* [Task requirements]: Reproduce the first line and every line after it, exactly, through the one containing "-12.11, -11.49, -11.54];". Leave out the rest.
====== Source material ======
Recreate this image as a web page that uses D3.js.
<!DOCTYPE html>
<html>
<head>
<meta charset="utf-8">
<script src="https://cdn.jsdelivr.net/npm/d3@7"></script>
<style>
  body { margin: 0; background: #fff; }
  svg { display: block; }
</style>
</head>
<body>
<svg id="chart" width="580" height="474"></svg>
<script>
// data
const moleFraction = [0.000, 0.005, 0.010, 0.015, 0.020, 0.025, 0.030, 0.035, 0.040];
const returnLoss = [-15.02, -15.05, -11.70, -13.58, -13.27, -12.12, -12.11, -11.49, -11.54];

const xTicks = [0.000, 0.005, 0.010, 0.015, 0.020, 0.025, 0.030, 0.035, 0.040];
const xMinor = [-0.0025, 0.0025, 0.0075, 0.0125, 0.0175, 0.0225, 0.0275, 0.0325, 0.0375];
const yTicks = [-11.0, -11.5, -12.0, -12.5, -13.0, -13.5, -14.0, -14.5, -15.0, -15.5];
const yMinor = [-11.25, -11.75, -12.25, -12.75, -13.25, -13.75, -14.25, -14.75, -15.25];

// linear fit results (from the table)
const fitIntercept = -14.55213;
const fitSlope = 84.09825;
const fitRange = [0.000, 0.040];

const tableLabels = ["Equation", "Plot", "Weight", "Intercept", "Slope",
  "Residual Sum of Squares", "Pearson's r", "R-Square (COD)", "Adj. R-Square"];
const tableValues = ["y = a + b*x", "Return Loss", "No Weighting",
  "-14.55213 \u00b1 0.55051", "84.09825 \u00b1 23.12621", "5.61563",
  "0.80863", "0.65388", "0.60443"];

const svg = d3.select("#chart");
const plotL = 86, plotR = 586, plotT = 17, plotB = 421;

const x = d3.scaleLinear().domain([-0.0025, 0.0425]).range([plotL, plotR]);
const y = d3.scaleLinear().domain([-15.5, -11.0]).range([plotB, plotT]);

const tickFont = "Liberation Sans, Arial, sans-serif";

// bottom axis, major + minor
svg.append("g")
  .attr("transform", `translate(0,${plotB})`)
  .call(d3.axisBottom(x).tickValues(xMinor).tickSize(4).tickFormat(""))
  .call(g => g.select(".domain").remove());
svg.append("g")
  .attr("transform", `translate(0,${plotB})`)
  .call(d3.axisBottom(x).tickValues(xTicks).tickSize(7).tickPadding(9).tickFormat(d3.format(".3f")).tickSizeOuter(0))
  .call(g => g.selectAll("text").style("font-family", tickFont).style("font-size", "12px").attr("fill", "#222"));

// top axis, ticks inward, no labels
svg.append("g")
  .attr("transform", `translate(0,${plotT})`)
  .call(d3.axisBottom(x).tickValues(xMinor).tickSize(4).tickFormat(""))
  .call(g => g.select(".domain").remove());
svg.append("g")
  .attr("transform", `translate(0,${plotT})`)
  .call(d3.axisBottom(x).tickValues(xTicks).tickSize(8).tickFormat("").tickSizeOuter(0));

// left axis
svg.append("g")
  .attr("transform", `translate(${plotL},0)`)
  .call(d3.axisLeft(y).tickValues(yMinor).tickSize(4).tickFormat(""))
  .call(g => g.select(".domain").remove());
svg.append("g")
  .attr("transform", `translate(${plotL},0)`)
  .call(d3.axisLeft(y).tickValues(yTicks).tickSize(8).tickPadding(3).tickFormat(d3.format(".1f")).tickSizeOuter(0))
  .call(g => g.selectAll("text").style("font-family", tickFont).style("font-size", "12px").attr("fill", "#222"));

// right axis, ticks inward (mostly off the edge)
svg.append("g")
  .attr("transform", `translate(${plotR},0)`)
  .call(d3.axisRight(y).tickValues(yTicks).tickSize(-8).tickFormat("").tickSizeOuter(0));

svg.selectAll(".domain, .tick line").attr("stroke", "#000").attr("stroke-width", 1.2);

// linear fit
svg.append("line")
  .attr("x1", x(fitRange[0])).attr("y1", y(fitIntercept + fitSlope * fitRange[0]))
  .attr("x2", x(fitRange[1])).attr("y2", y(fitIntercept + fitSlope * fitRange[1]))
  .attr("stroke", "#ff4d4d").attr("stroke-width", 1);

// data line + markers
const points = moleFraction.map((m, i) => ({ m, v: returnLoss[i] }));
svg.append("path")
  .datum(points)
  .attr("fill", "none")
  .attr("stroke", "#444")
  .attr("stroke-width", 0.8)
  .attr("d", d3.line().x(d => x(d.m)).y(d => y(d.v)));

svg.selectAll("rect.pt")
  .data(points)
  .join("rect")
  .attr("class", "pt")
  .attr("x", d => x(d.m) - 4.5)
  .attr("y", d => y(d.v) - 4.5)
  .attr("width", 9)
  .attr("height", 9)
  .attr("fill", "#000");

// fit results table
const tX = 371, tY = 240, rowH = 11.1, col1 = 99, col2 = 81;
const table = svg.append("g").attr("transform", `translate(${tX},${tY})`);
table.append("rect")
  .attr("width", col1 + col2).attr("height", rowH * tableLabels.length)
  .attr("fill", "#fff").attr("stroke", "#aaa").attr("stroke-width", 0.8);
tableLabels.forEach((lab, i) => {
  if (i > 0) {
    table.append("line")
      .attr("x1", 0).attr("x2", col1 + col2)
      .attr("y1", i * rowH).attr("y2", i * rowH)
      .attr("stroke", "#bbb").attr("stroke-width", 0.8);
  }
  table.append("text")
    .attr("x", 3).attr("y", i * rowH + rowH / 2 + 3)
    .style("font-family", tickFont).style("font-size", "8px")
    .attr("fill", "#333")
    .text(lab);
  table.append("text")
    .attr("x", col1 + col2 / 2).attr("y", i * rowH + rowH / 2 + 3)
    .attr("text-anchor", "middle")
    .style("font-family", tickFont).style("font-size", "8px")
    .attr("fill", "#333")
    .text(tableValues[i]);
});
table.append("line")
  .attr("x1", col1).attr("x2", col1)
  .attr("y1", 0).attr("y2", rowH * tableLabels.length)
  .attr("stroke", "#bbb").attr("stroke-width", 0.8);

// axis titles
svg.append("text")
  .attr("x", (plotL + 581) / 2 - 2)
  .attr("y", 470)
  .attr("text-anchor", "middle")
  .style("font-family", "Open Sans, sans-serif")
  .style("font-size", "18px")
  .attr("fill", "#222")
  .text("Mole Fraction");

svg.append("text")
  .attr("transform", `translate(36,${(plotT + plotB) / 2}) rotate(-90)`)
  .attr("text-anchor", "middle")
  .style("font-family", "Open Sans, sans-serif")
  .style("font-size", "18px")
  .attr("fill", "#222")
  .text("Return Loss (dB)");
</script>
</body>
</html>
======
* [Complete output]:
Recreate this image as a web page that uses D3.js.
<!DOCTYPE html>
<html>
<head>
<meta charset="utf-8">
<script src="https://cdn.jsdelivr.net/npm/d3@7"></script>
<style>
  body { margin: 0; background: #fff; }
  svg { display: block; }
</style>
</head>
<body>
<svg id="chart" width="580" height="474"></svg>
<script>
// data
const moleFraction = [0.000, 0.005, 0.010, 0.015, 0.020, 0.025, 0.030, 0.035, 0.040];
const returnLoss = [-15.02, -15.05, -11.70, -13.58, -13.27, -12.12, -12.11, -11.49, -11.54];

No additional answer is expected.